- _DATA PROVIDED_
"""

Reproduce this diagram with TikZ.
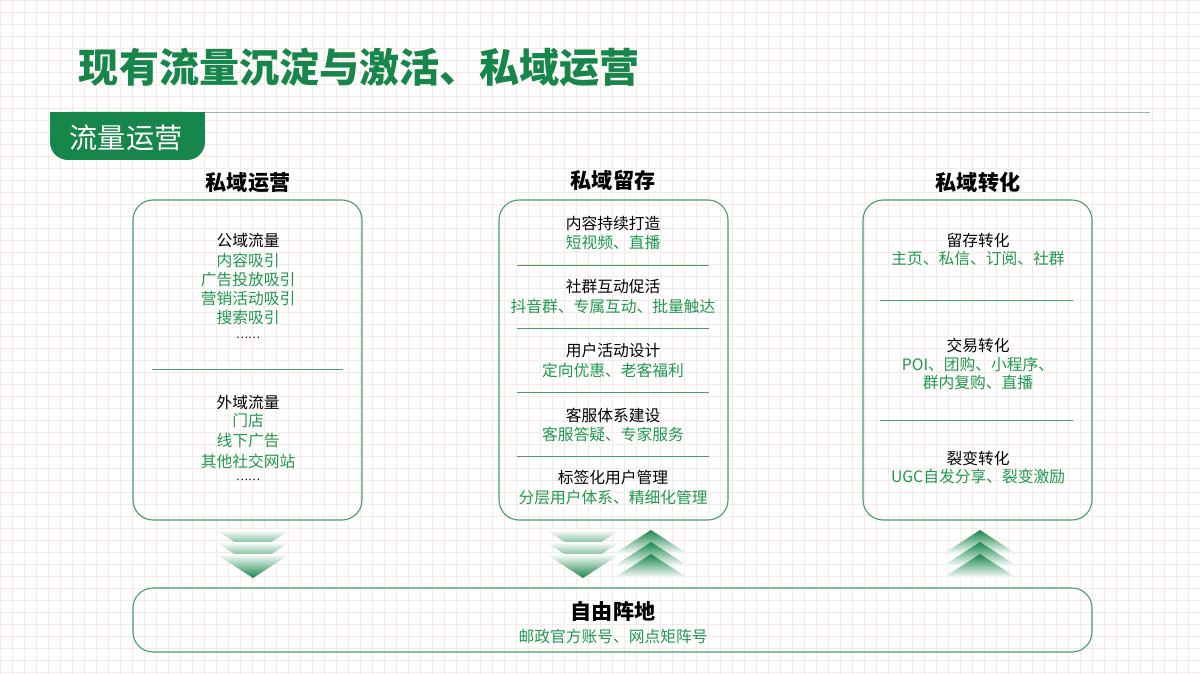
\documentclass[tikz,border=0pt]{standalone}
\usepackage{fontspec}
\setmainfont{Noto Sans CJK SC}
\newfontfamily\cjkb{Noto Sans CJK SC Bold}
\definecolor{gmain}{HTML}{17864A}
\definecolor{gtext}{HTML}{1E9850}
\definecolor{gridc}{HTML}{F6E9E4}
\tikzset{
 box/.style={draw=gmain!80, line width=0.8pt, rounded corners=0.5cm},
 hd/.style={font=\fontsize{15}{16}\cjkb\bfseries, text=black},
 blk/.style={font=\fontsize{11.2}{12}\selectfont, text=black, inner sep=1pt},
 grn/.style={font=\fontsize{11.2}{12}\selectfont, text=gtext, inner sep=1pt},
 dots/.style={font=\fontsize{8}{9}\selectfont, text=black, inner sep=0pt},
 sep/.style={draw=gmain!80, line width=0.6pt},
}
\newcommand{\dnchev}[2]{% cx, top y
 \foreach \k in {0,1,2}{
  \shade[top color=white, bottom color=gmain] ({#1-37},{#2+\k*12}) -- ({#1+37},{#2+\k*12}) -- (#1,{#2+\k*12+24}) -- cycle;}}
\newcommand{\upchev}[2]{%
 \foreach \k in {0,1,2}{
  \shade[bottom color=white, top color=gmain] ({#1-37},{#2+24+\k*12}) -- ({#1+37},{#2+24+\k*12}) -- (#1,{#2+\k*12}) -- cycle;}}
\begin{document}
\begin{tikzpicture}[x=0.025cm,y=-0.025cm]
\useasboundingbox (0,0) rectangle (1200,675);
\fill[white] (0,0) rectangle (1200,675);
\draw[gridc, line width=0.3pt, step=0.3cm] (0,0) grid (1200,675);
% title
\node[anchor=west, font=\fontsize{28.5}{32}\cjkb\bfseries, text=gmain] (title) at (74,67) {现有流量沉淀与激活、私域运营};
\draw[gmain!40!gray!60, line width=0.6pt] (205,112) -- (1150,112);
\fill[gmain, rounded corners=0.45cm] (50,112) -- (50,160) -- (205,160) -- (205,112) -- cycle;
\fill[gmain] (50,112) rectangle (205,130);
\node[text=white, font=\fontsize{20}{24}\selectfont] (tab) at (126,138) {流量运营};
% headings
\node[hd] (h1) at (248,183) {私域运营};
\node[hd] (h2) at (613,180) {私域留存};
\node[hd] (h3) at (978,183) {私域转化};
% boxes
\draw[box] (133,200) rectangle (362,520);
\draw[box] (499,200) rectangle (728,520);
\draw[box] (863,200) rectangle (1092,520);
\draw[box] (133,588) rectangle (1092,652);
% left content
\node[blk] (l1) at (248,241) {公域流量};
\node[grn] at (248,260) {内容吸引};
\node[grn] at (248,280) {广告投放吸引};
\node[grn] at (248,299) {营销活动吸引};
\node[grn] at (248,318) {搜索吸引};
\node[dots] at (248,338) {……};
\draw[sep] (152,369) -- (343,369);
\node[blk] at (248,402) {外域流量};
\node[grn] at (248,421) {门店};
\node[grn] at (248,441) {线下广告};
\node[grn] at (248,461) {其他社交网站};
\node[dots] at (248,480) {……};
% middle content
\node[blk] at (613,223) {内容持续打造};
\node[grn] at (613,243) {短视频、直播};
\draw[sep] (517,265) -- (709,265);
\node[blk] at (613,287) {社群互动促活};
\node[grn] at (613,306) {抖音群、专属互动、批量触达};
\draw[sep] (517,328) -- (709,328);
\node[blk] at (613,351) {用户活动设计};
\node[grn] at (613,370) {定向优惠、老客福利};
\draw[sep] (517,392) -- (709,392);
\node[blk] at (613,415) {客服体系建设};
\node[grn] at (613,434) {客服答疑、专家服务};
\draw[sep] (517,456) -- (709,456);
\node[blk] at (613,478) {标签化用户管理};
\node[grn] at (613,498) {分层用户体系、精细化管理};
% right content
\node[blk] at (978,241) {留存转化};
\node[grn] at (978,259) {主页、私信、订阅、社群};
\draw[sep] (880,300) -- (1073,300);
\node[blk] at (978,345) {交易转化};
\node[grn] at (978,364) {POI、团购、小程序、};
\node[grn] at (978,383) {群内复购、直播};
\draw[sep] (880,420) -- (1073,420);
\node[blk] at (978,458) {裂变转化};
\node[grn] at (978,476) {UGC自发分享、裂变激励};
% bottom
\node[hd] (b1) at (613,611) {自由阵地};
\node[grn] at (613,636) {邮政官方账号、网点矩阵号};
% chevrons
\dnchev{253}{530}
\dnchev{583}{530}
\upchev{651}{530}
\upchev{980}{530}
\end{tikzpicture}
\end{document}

"""

- _YOUR GOAL_
The material above holds pictures; copy everything else in it exactly.

- _THE REPLY_
Reproduce this diagram with TikZ.
\documentclass[tikz,border=0pt]{standalone}
\usepackage{fontspec}
\setmainfont{Noto Sans CJK SC}
\newfontfamily\cjkb{Noto Sans CJK SC Bold}
\definecolor{gmain}{HTML}{17864A}
\definecolor{gtext}{HTML}{1E9850}
\definecolor{gridc}{HTML}{F6E9E4}
\tikzset{
 box/.style={draw=gmain!80, line width=0.8pt, rounded corners=0.5cm},
 hd/.style={font=\fontsize{15}{16}\cjkb\bfseries, text=black},
 blk/.style={font=\fontsize{11.2}{12}\selectfont, text=black, inner sep=1pt},
 grn/.style={font=\fontsize{11.2}{12}\selectfont, text=gtext, inner sep=1pt},
 dots/.style={font=\fontsize{8}{9}\selectfont, text=black, inner sep=0pt},
 sep/.style={draw=gmain!80, line width=0.6pt},
}
\newcommand{\dnchev}[2]{% cx, top y
 \foreach \k in {0,1,2}{
  \shade[top color=white, bottom color=gmain] ({#1-37},{#2+\k*12}) -- ({#1+37},{#2+\k*12}) -- (#1,{#2+\k*12+24}) -- cycle;}}
\newcommand{\upchev}[2]{%
 \foreach \k in {0,1,2}{
  \shade[bottom color=white, top color=gmain] ({#1-37},{#2+24+\k*12}) -- ({#1+37},{#2+24+\k*12}) -- (#1,{#2+\k*12}) -- cycle;}}
\begin{document}
\begin{tikzpicture}[x=0.025cm,y=-0.025cm]
\useasboundingbox (0,0) rectangle (1200,675);
\fill[white] (0,0) rectangle (1200,675);
\draw[gridc, line width=0.3pt, step=0.3cm] (0,0) grid (1200,675);
% title
\node[anchor=west, font=\fontsize{28.5}{32}\cjkb\bfseries, text=gmain] (title) at (74,67) {现有流量沉淀与激活、私域运营};
\draw[gmain!40!gray!60, line width=0.6pt] (205,112) -- (1150,112);
\fill[gmain, rounded corners=0.45cm] (50,112) -- (50,160) -- (205,160) -- (205,112) -- cycle;
\fill[gmain] (50,112) rectangle (205,130);
\node[text=white, font=\fontsize{20}{24}\selectfont] (tab) at (126,138) {流量运营};
% headings
\node[hd] (h1) at (248,183) {私域运营};
\node[hd] (h2) at (613,180) {私域留存};
\node[hd] (h3) at (978,183) {私域转化};
% boxes
\draw[box] (133,200) rectangle (362,520);
\draw[box] (499,200) rectangle (728,520);
\draw[box] (863,200) rectangle (1092,520);
\draw[box] (133,588) rectangle (1092,652);
% left content
\node[blk] (l1) at (248,241) {公域流量};
\node[grn] at (248,260) {内容吸引};
\node[grn] at (248,280) {广告投放吸引};
\node[grn] at (248,299) {营销活动吸引};
\node[grn] at (248,318) {搜索吸引};
\node[dots] at (248,338) {……};
\draw[sep] (152,369) -- (343,369);
\node[blk] at (248,402) {外域流量};
\node[grn] at (248,421) {门店};
\node[grn] at (248,441) {线下广告};
\node[grn] at (248,461) {其他社交网站};
\node[dots] at (248,480) {……};
% middle content
\node[blk] at (613,223) {内容持续打造};
\node[grn] at (613,243) {短视频、直播};
\draw[sep] (517,265) -- (709,265);
\node[blk] at (613,287) {社群互动促活};
\node[grn] at (613,306) {抖音群、专属互动、批量触达};
\draw[sep] (517,328) -- (709,328);
\node[blk] at (613,351) {用户活动设计};
\node[grn] at (613,370) {定向优惠、老客福利};
\draw[sep] (517,392) -- (709,392);
\node[blk] at (613,415) {客服体系建设};
\node[grn] at (613,434) {客服答疑、专家服务};
\draw[sep] (517,456) -- (709,456);
\node[blk] at (613,478) {标签化用户管理};
\node[grn] at (613,498) {分层用户体系、精细化管理};
% right content
\node[blk] at (978,241) {留存转化};
\node[grn] at (978,259) {主页、私信、订阅、社群};
\draw[sep] (880,300) -- (1073,300);
\node[blk] at (978,345) {交易转化};
\node[grn] at (978,364) {POI、团购、小程序、};
\node[grn] at (978,383) {群内复购、直播};
\draw[sep] (880,420) -- (1073,420);
\node[blk] at (978,458) {裂变转化};
\node[grn] at (978,476) {UGC自发分享、裂变激励};
% bottom
\node[hd] (b1) at (613,611) {自由阵地};
\node[grn] at (613,636) {邮政官方账号、网点矩阵号};
% chevrons
\dnchev{253}{530}
\dnchev{583}{530}
\upchev{651}{530}
\upchev{980}{530}
\end{tikzpicture}
\end{document}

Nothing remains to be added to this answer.